Mauss et Hubert situaient d’autre part le sacrifice dans « une séquence évolutionniste » (de Heusch, 1986 : 326) : ils voyaient en effet dans le sacrifice du Dieu sous sa variante chrétienne « l’une des formes les plus achevées de l’évolution historique du système sacrificiel » (Mauss, 1968 : 283). Ils attestaient ainsi la figure du « dieu qui meurt » développée par Frazer, qui a permis de postuler une origine totémique du sacrifice entre autres défendue par Robertson Smith 469 .

Au travers de l’hypothèse d’un religieux originel basé sur la parenté et notamment la proximité du sang, une bonne part de la sociologie et de l’anthropologie du religieux se fait sur l’idée de primitivité, d’une proximité entre les hommes et les dieux dans les « sociétés primitives ». La théorie totémique, qui « fait reposer la religion sur la parenté » (Tarot, 1999 : 536), joue un rôle d’articulation principielle entre religion et société. Dans la mesure où elle insiste sur les registres de l’intimité, la contiguïté, la familiarité, l’interprétation totémique voit dans les origines du sacrifice un acte conjonctif : « en partageant un repas avec son dieu, on exprime par là même la conviction qu’on est fait de la même substance que lui, et on ne partage jamais de repas avec celui qu’on considère comme un étranger » (Freud, 1965 : 203).
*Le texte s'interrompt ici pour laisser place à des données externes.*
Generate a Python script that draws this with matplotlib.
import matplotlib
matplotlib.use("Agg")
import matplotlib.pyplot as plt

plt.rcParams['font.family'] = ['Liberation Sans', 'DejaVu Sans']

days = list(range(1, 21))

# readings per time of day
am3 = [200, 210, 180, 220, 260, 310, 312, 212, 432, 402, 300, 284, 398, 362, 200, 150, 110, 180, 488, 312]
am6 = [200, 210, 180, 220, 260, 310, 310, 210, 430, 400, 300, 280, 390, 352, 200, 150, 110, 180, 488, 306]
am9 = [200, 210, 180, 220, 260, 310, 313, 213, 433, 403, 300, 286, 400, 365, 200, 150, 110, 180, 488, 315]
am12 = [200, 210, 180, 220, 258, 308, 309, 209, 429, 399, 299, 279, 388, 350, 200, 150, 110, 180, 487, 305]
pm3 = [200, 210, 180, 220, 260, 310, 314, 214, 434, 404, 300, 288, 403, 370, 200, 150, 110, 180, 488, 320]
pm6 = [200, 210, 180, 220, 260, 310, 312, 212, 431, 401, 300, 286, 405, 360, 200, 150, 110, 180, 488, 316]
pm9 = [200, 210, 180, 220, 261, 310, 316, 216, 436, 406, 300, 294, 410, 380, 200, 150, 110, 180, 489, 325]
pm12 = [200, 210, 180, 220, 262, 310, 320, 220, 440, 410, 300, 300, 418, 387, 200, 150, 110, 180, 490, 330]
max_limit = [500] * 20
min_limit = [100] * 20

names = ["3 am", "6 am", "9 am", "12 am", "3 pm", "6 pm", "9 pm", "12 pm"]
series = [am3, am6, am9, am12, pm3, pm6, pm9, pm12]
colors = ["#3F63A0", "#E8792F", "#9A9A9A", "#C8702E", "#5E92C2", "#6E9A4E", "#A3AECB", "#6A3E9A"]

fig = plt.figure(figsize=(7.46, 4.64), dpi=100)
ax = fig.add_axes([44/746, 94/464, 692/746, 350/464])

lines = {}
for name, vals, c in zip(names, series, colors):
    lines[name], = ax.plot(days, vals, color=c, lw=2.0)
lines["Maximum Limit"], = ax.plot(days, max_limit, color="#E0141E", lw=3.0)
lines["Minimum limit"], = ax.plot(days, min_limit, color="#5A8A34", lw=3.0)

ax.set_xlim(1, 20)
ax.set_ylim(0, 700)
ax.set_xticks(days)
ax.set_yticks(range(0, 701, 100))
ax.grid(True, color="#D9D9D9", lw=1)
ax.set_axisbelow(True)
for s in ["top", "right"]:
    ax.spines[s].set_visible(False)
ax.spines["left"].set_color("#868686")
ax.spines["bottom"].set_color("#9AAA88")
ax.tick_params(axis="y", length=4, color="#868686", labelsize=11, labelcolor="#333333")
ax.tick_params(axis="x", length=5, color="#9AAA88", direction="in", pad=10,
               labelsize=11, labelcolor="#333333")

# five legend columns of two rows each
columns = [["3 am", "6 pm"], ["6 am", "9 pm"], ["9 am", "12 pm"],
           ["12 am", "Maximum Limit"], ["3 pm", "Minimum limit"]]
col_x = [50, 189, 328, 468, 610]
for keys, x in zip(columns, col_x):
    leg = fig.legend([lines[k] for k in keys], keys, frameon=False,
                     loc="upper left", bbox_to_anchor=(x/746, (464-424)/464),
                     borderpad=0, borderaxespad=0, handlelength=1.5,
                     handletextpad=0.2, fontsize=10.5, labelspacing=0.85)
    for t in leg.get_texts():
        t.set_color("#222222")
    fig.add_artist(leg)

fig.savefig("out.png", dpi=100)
Pour Freud, la « scène primordiale » du « meurtre du père » est l’expression du lien entre totémisme et sacrifice (Freud, 1965). Dans sa tentative de rapporter les « faits psychanalytiques » à des « données anthropologiques », il suit Robertson Smith sur l’idée d’une transition du repas totémique au sacrifice, et du totem au dieu comme figure tutélaire de la communauté humaine. Ce processus renvoie à un aspect fondamental de la théorie psychanalytique : la figure du père comme personnification du clan, origine et toute-puissance dont on cherche simultanément à s’affranchir et à s’assurer de l’amour. Ce faisant, Robertson Smith comme Freud plaquent un modèle monothéiste patriarcal sur le fait religieux en général (Juillerat, 2001a : 100) 470 .
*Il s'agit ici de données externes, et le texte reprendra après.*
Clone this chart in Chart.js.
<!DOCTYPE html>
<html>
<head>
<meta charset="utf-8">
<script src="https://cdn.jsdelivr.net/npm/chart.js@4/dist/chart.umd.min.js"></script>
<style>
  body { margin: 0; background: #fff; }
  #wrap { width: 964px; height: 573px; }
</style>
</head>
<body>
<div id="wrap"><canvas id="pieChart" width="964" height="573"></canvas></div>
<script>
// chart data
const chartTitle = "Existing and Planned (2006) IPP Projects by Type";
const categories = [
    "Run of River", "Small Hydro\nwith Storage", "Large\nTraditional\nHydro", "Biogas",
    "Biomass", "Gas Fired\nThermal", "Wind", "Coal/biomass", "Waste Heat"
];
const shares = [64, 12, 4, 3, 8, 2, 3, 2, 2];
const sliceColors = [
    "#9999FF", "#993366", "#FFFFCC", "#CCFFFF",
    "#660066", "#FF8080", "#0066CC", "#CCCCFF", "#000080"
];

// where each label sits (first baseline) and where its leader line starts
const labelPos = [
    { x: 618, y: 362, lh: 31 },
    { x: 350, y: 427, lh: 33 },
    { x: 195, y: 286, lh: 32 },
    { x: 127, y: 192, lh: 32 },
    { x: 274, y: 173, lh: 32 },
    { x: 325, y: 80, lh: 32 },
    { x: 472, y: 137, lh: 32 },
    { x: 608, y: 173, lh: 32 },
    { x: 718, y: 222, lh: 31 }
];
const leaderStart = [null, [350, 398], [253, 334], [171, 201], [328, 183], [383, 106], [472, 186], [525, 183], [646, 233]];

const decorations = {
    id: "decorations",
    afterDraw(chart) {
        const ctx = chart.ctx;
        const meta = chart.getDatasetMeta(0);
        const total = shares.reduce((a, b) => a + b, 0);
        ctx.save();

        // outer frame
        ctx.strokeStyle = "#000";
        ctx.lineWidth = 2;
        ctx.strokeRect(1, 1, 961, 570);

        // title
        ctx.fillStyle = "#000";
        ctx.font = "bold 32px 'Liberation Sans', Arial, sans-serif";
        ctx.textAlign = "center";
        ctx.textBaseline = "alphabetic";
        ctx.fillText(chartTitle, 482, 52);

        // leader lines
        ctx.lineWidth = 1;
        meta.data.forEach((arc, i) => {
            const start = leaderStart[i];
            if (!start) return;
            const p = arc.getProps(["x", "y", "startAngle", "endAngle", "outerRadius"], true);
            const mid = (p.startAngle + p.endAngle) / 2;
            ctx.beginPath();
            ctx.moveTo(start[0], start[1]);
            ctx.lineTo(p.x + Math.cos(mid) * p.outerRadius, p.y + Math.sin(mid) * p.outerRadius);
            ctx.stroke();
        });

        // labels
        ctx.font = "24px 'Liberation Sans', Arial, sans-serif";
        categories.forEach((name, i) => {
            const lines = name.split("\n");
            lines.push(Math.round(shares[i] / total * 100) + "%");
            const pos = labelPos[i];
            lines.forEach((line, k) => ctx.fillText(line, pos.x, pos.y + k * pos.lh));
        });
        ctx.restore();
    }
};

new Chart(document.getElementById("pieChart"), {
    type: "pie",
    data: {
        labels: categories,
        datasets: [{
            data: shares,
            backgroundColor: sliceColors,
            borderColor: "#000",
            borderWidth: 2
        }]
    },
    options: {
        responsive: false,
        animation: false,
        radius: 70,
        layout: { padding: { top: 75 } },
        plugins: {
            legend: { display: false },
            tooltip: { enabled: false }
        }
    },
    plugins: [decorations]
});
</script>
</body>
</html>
La notion de sacrifice a pu se voir anthropologiquement sacralisée et naturalisée, et enrôlée sous de multiples bannières, avec ses tenants 471 et ses détracteurs 472 . Girard, dont l’approche littéraire et philosophique du sacrifice a été fort critiquée par les anthropologues, énonçait une économie générale qui fondait dans le religieux – et surtout le sacrifice – la maîtrise « culturelle » de la violence humaine « naturelle » (Girard, 1972). Scubla (1995, 1998) voit dans ce même sacrifice la pierre de touche d’une vision générale du monde : axis mundi, le sacrifice devient l’opérateur structural par excellence.
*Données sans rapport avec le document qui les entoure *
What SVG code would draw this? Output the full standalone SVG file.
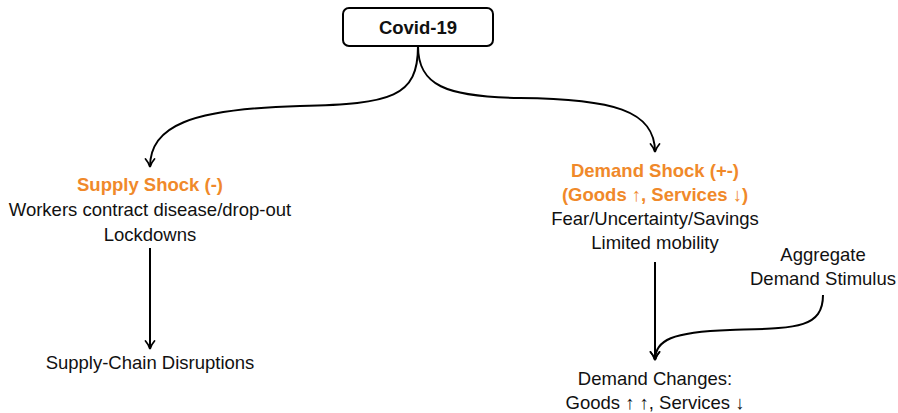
<svg xmlns="http://www.w3.org/2000/svg" width="898" height="413" viewBox="0 0 898 413">
  <defs>
    <style>
      text { font-family: "Liberation Sans", "DejaVu Sans", sans-serif; font-size: 18.5px; fill: #111; text-anchor: middle; }
      .title { font-weight: bold; }
      .shock { font-weight: bold; fill: #f0892a; }
      .edge { fill: none; stroke: #000; stroke-width: 2; }
    </style>
    <marker id="arrow" viewBox="0 0 12 12" refX="10" refY="6" markerWidth="12" markerHeight="12" markerUnits="userSpaceOnUse" orient="auto">
      <path d="M2,1.5 Q6,5 10,6 Q6,7 2,10.5" fill="none" stroke="#000" stroke-width="1.8" stroke-linecap="round"/>
    </marker>
  </defs>
  <rect width="898" height="413" fill="#fff"/>

  <!-- connectors -->
  <g id="connectors">
    <path class="edge" marker-end="url(#arrow)" d="M418,46 C418,97 392,104 300,106 C190,109 150,126 150,167"/>
    <path class="edge" marker-end="url(#arrow)" d="M418,46 C418,85 445,97 520,98 C612,99 655,110 655,152"/>
    <path class="edge" marker-end="url(#arrow)" d="M150,248 L150,349"/>
    <path class="edge" marker-end="url(#arrow)" d="M655,262 L655,360"/>
    <path class="edge" marker-end="url(#arrow)" d="M823,295 C823,330 792,328 730,330 C672,332 655,340 655,360"/>
  </g>

  <!-- nodes -->
  <g id="covid">
    <rect x="343" y="8" width="150" height="38" rx="6" fill="#fff" stroke="#000" stroke-width="2"/>
    <text class="title" x="418" y="34">Covid-19</text>
  </g>
  <g id="supply-shock">
    <text class="shock" x="150" y="191">Supply Shock (-)</text>
    <text x="150" y="216">Workers contract disease/drop-out</text>
    <text x="150" y="241">Lockdowns</text>
  </g>
  <g id="supply-chain">
    <text x="150" y="369">Supply-Chain Disruptions</text>
  </g>
  <g id="demand-shock">
    <text class="shock" x="655" y="177">Demand Shock (+-)</text>
    <text class="shock" x="655" y="201">(Goods ↑, Services ↓)</text>
    <text x="655" y="225">Fear/Uncertainty/Savings</text>
    <text x="655" y="249">Limited mobility</text>
  </g>
  <g id="stimulus">
    <text x="823" y="261">Aggregate</text>
    <text x="823" y="285">Demand Stimulus</text>
  </g>
  <g id="demand-changes">
    <text x="655" y="385">Demand Changes:</text>
    <text x="655" y="409">Goods ↑ ↑, Services ↓</text>
  </g>
</svg>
Ces approches substantialistes consistent à traiter du sacrifice comme d’une « anthropo-logique », qui viendrait couronner le fait religieux, l’auréoler d’une sorte de pureté ou de primordialité, et l’inscrire en profondeur comme l’un des mécanismes essentiels de l’être-au-monde de l’homme. Elles ne permettent pas d’appréhender la multiplicité des représentations associées au kourban dans les pratiques concrètes, ni la grande diversité des objets et des objectifs qui lui sont attribués, ni enfin la construction culturelle et sociale du « faire-sacrifice ». Non seulement le kourban ne se range aisément dans aucune des définitions du sacrifice, mais il n’y a pas forcément continuité entre tous les éléments du rituel, ni entre le rituel et son environnement. Au contraire, l’une des fonctions du rituel pourrait bien être d’agencer en une formulation acceptable ou consensuelle des ordres de réalité en contradiction les uns par rapport aux autres.

Notes
468.

« C’est en latin (…) que sacer s’oppose à profanus. (…) C’est en latin que le mot sacrificium, dont nous avons tiré sacrifice, constitue une opération médiatrice qui, littéralement, “rend sacrée” la victime » (de Heusch, 1986 : 17).

469.

Et qui faisait pourtant l’objet de leurs critiques.

470.

En appréhendant la religion comme soumission du fils au père, Freud ne rend compte ni du renversement opéré par le christianisme, qui se présente comme coalescence du père et du fils, ni du problème de la féminité, qu’il se contente de renvoyer à une antériorité, celle des « divinités maternelles, qui ont peut-être précédé partout les dieux-pères » (Freud, 1965 : 223). Cette approche théocentrique et androcentrique qui se pense ainsi résolument en regard d’une origine et d’une évolution, s’enferme dans ses propres catégories (totem, tabou, sacrifice) à mesure qu’elle les énonce. Les savants tentent alors de comprendre le mouvement qui a conduit des cultes dits primitifs à l’abstraction et la rationalisation de la foi, dont le christianisme est le modèle implicite : même chez Mauss et Hubert, l’impact historique prêté au christianisme reste un point d’arrivée à l’aune duquel est jugé le fait religieux en général. Il faudra attendre de multiples travaux réalisés sur des aires culturelles très différentes pour destituer le sacrifice de cette universalité à l’encontre d’une vision historiciste évolutionniste, et en donner d’autres interprétations, pour diversifier et pluraliser en fait l’idée de sacrifice.

471.

Par exemple Girard (1972) et Scubla (1995, 1998), qui chacun à leur manière en font un fondement et une essence.

472.

Lempert (2000) voit dans la « pensée sacrificielle » une forme « barbare » cautionnée par les anthropologues.